Марченко: По моему глубокому убеждению, невозможно. Тем более, биографию поэта такой лирической чары, какой была, есть и, надеюсь, пребудет Анна Ахматова,  по крайней мере до тех пор, пока в России будет спрос на "предания любовные", где любовь не тема, а "пятое время года". Заземлит ли образ Анны Всея Руси простая и грустная правда о ее личной жизни?  Не думаю. Особенно если учесть, что АА, не в пример некоторым из своих почитателей, никогда не считала себя дамой, прекрасной во всех отношениях.  Помните: "Оставь, и я была как все, и хуже всех была…"  Вопрос тут (для биографа)  вот в чем:  как отличить истинную правду от правды мнимой, профанной, которая, как известно, хуже всякой лжи? Как высчитать  и устранить  процент искажения, неизбежный при  самом вроде бы внимательном взгляде  на ту или иную ситуацию со стороны? Но этот вопрос каждый из интерпретаторов разрешает в меру своего жизненного опыта, разумения и такта. Недоговоришь - скучно и пресно, переговоришь - грубо, а то и вульгарно.

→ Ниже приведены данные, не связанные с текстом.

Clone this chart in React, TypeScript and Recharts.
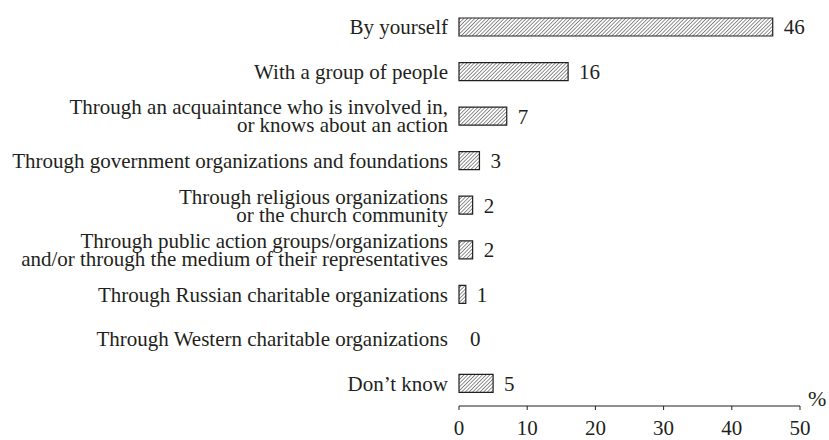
import React from "react";
import { BarChart, Bar, XAxis, YAxis, LabelList, Rectangle } from "recharts";

// categories, top to bottom (two-line labels split with \n)
const categories: string[] = [
    "By yourself",
    "With a group of people",
    "Through an acquaintance who is involved in,\nor knows about an action",
    "Through government organizations and foundations",
    "Through religious organizations\nor the church community",
    "Through public action groups/organizations\nand/or through the medium of their representatives",
    "Through Russian charitable organizations",
    "Through Western charitable organizations",
    "Don\u2019t know",
];

const shares: number[] = [46, 16, 7, 3, 2, 2, 1, 0, 5];

const xTicks: number[] = [0, 10, 20, 30, 40, 50];

// boundaries between the category rows, for the y axis tick marks
const rowEdges: number[] = [0, 1, 2, 3, 4, 5, 6, 7, 8, 9];

const data = categories.map((name, i) => ({ name, value: shares[i] }));

const FONT = "'Liberation Serif', 'Times New Roman', serif";
const INK = "#231f20";
const FS = 21;

// category label, split over lines and right aligned against the axis
const CategoryTick = (props: any) => {
    const { x, y, payload } = props;
    const lines: string[] = String(payload.value).split("\n");
    const lineHeight = 18;
    const first = -((lines.length - 1) * lineHeight) / 2;
    return (
        <text
            x={x}
            y={y}
            textAnchor="end"
            fill={INK}
            fontSize={FS}
            fontFamily={FONT}
        >
            {lines.map((line, i) => (
                <tspan key={i} x={x} dy={i === 0 ? first + 7 : lineHeight}>
                    {line}
                </tspan>
            ))}
        </text>
    );
};

// zero-width bars draw nothing, but still keep their value label
const HatchBar = (props: any) =>
    props.width < 0.5 ? <g /> : <Rectangle {...props} />;

export default function App() {
    return (
        <div style={{ position: "absolute", left: 0, top: 0, background: "#fff" }}>
            <BarChart
                width={829}
                height={440}
                data={data}
                layout="vertical"
                margin={{ top: 5, right: 29, bottom: 0, left: 0 }}
            >
                <defs>
                    <pattern
                        id="hatch"
                        width="2.6"
                        height="2.6"
                        patternUnits="userSpaceOnUse"
                        patternTransform="rotate(45)"
                    >
                        <rect width="2.6" height="2.6" fill="#fff" />
                        <line x1="0" y1="0" x2="0" y2="2.6" stroke={INK} strokeWidth="1" />
                    </pattern>
                </defs>

                {/* hidden numeric axis that only draws the ticks between rows */}
                <YAxis
                    yAxisId="edge"
                    type="number"
                    domain={[0, 9]}
                    ticks={rowEdges}
                    width={0}
                    tickSize={4}
                    tickFormatter={() => ""}
                    axisLine={{ stroke: INK }}
                    tickLine={{ stroke: INK }}
                />
                <YAxis
                    yAxisId="cat"
                    type="category"
                    dataKey="name"
                    width={459}
                    axisLine={false}
                    tickLine={false}
                    tickSize={6}
                    tickMargin={5}
                    interval={0}
                    tick={<CategoryTick />}
                />
                <XAxis
                    type="number"
                    domain={[0, 50]}
                    ticks={xTicks}
                    height={34}
                    tickSize={4}
                    tickMargin={10}
                    axisLine={{ stroke: INK }}
                    tickLine={{ stroke: INK }}
                    tick={{ fill: INK, fontSize: FS, fontFamily: FONT }}
                    label={{
                        value: "%",
                        position: "right",
                        offset: 8,
                        dy: -25,
                        fill: INK,
                        fontSize: 22,
                        fontFamily: FONT,
                    }}
                />
                <Bar
                    yAxisId="cat"
                    dataKey="value"
                    barSize={18}
                    minPointSize={0.01}
                    fill="url(#hatch)"
                    stroke={INK}
                    strokeWidth={1.2}
                    shape={<HatchBar />}
                    isAnimationActive={false}
                >
                    <LabelList
                        dataKey="value"
                        position="right"
                        offset={11}
                        formatter={(v: any) => String(v)}
                        fill={INK}
                        fontSize={FS}
                        fontFamily={FONT}
                    />
                </Bar>
            </BarChart>
        </div>
    );
}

РГ: Последний неизбежный вопрос. Каково Ваше отношение к нашумевшей книге Тамары Катаевой "Анти-Ахматова" и вообще ревизионистским ахматоведческим штудиям последних лет?

Марченко: Более чем спокойное. Причину же шума, а, следовательно, и коммерческого успеха  сочинений подобного типа обнародовал  Андрей Немзер в рецензии на книгу Олега Лекманова о Есенине.  Дескать, и до Лекманова сего "мерзопакостника"  не любил, а только старался-пыжился  полюбить, зато теперь, с чистой филологической совестью, могу ни самого Есенина, ни стихов его не любить.